La conséquence, douloureuse, apparaît généralement à la mise en exploitation (« 75 % des entreprises ont constaté une baisse modérée à importante de leur productivité »).
Par rapport à cette situation pathologique, quel traitement traumatique post-ERP appliquer ? Nous proposons un traitement en deux phases :
- traitement symptomatique d’urgence, pour obtenir une situation opérationnelle satisfaisante et stabilisée,
- traitement curatif de fond, une transformation radicale pour obtenir la meilleure valorisation des investissements technologiques réalisés.

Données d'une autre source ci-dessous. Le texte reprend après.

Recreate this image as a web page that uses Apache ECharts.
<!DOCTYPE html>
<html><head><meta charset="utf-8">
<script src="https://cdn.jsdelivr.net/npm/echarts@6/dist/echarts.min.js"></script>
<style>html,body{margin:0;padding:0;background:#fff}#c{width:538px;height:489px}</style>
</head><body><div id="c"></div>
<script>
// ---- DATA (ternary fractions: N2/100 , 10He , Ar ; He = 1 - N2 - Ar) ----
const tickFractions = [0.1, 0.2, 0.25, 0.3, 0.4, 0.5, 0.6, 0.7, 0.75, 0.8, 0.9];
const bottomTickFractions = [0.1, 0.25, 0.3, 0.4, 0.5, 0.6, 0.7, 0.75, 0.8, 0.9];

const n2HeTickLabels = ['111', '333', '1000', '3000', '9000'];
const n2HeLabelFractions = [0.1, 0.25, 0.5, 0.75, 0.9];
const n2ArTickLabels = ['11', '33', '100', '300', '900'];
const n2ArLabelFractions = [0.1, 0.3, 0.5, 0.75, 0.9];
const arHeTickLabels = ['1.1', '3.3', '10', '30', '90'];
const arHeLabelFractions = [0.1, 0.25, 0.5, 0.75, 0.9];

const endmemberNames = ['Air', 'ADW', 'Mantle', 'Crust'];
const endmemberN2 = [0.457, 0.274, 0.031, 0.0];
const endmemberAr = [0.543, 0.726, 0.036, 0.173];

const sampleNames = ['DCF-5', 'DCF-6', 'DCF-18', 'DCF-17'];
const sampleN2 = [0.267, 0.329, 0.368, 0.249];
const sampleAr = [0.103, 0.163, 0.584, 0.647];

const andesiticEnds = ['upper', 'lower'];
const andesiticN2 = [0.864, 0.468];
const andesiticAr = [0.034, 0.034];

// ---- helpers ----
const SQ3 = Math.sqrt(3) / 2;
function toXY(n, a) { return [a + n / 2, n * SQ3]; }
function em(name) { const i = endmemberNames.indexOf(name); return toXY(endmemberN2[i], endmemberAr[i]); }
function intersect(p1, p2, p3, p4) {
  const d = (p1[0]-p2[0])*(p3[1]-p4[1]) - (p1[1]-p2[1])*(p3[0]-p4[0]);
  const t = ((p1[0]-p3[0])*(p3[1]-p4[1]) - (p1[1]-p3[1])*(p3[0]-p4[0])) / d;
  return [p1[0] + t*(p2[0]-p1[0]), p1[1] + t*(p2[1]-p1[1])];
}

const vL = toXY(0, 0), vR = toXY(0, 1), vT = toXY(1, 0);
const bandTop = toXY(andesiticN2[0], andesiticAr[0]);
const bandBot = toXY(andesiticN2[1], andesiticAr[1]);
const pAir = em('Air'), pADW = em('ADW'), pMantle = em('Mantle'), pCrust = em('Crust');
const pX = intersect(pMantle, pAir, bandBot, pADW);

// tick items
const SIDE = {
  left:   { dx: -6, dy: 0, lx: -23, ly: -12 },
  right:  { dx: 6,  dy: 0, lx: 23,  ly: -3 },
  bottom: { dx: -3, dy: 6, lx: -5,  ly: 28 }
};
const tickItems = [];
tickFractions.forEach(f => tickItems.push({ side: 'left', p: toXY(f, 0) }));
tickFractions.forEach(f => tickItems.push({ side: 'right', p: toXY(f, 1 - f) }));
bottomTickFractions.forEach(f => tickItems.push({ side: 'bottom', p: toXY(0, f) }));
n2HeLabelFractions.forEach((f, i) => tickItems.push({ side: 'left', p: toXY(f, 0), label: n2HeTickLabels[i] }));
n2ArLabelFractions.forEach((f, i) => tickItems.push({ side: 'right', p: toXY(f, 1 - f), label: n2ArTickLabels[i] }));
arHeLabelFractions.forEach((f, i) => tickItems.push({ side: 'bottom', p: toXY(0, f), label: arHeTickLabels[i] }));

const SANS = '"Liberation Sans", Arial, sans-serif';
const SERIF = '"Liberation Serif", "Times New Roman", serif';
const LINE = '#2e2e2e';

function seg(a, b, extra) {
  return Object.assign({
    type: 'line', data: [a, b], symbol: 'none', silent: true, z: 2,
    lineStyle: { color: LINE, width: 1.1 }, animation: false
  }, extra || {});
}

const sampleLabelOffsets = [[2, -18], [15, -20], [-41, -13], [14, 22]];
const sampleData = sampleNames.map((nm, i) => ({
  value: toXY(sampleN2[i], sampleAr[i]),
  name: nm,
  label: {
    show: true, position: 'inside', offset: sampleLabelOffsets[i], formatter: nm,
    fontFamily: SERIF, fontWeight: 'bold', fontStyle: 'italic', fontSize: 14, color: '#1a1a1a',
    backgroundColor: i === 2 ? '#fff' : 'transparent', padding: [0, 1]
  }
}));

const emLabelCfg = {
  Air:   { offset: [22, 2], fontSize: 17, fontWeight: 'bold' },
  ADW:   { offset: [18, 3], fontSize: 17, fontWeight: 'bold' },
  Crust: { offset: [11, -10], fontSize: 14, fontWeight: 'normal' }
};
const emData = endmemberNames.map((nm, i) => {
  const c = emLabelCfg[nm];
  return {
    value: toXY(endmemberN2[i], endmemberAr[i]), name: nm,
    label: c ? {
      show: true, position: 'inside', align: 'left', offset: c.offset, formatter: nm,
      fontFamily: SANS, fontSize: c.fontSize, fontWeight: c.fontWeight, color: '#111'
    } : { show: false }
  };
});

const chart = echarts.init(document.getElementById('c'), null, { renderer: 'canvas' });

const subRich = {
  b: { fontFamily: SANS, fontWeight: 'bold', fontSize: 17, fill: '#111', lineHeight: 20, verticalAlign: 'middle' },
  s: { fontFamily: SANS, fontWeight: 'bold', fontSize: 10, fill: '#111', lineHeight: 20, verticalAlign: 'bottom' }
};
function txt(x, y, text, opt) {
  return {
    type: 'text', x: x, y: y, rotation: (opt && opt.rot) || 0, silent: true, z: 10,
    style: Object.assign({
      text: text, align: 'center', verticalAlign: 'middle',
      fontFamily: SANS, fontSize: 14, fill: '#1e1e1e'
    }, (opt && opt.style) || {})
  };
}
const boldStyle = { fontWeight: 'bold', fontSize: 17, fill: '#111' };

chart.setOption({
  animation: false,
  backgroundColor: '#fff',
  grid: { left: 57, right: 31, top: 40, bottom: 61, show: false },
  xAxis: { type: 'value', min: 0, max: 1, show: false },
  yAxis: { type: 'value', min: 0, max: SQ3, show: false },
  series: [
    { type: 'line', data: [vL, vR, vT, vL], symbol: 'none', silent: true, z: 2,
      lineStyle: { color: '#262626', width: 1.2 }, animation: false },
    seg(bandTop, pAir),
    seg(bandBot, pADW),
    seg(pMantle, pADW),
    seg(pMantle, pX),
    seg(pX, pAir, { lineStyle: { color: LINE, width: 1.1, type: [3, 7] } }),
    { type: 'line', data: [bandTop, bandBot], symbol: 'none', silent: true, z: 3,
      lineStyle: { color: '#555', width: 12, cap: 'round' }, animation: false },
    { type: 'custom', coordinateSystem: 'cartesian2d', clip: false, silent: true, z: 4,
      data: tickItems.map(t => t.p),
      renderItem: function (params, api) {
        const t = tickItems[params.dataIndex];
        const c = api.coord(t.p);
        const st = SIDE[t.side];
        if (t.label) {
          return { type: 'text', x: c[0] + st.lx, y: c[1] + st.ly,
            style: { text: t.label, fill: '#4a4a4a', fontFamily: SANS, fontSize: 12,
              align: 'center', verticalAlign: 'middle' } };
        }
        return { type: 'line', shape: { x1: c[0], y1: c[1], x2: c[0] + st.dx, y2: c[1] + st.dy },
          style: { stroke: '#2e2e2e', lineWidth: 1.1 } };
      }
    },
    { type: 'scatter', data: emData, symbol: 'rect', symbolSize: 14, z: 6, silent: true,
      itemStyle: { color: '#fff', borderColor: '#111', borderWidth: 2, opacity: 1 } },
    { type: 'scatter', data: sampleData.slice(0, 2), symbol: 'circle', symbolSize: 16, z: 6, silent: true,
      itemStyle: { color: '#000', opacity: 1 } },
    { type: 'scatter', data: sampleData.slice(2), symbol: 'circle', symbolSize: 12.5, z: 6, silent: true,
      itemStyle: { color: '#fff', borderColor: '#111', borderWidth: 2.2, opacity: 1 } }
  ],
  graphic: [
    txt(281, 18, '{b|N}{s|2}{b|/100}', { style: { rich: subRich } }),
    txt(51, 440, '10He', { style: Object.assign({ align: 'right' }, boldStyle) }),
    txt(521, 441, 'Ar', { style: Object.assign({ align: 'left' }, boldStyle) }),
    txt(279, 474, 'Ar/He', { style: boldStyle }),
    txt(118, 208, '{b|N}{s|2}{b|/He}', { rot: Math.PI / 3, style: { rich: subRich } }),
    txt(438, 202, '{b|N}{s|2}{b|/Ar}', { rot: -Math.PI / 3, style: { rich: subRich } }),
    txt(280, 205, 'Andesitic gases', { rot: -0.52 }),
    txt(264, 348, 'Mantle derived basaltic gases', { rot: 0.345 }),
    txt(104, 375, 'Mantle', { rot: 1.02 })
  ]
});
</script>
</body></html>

Le traitement symptomatique d’urgence
L’analyse de la situation au niveau « terrain » (avec les acteurs utilisant le système) permet de séparer les dysfonctionnements et écarts fonctionnels selon trois classes « d’écart », avec leurs remèdes appropriés :
- écart de formation, d’appropriation (les fonctionnalités requises sont présentes et adéquates, mais mal utilisées),
- écart d’organisation/d’ajustement des processus (pratiques actuelles non conformes aux meilleures pratiques),
- écarts de fonctionnalités (« trous fonctionnels ») mineurs, avec adaptations ne remettant pas en cause le « core model ».
Ce traitement curatif permet de maîtriser la situation, de retrouver un fonctionnement opérationnel satisfaisant (même s’il reste sous-optimal).

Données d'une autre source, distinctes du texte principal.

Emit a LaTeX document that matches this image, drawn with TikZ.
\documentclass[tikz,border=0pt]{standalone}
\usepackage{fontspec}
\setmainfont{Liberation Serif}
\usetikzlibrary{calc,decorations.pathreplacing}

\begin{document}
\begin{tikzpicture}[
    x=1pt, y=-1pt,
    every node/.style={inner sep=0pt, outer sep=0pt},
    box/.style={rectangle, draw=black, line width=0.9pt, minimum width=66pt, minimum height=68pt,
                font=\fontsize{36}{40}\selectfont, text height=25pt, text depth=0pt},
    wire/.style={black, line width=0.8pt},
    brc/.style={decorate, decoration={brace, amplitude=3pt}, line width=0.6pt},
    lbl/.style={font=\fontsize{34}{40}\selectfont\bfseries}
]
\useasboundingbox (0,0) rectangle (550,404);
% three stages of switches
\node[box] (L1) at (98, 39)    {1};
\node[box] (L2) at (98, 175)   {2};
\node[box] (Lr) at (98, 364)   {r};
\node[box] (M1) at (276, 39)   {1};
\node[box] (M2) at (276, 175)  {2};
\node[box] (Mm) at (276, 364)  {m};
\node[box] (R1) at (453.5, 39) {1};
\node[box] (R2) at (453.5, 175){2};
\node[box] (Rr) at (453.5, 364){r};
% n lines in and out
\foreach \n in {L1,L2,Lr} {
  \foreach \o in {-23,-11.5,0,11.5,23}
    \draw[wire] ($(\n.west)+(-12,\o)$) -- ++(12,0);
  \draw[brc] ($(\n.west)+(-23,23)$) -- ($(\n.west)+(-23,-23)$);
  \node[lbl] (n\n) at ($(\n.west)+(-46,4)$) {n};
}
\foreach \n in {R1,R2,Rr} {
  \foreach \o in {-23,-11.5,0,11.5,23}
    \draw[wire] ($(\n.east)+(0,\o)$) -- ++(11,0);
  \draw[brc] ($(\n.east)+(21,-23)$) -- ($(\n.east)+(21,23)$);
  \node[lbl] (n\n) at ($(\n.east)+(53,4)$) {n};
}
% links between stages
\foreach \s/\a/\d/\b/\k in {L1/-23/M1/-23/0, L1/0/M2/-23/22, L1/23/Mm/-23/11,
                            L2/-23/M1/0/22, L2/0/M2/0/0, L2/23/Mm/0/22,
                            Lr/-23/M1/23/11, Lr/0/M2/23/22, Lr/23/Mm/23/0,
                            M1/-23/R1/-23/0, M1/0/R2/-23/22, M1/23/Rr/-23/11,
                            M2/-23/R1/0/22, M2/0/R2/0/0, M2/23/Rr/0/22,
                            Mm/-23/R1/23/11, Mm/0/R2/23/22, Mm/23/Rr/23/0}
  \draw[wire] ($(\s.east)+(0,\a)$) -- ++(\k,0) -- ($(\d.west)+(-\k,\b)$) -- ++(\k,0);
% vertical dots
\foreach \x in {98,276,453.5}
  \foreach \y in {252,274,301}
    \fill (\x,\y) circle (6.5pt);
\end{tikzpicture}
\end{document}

Le traitement de fond, la transformation radicale
La démarche proposée rejoint alors le programme stratégique de transformation présenté précédemment. Il est probable qu’une partie des investissements technologiques et informatiques engagés seront alors en partie « récupérés » et valorisés, et qu’une autre partie devra être abandonnée (cette partie du traitement peut apparaître difficile du point de vue « managérial », car remettant en cause des choix et solutions technologiques qui viennent d’être implantés sans être rentabilisés).
En synthèse
Le message clef est la nécessité de retour aux « basiques » de l’excellence opérationnelle (maîtriser ses processus clefs, réduire les coûts, produire de la valeur, améliorer le service client) qui sont les éléments déterminants de la performance économique et financière (le retour sur investissement), la technologie étant un moyen stratégique au service de cette excellence opérationnelle et devant donc s’adapter aux métiers de l’entreprise (et non l’inverse !).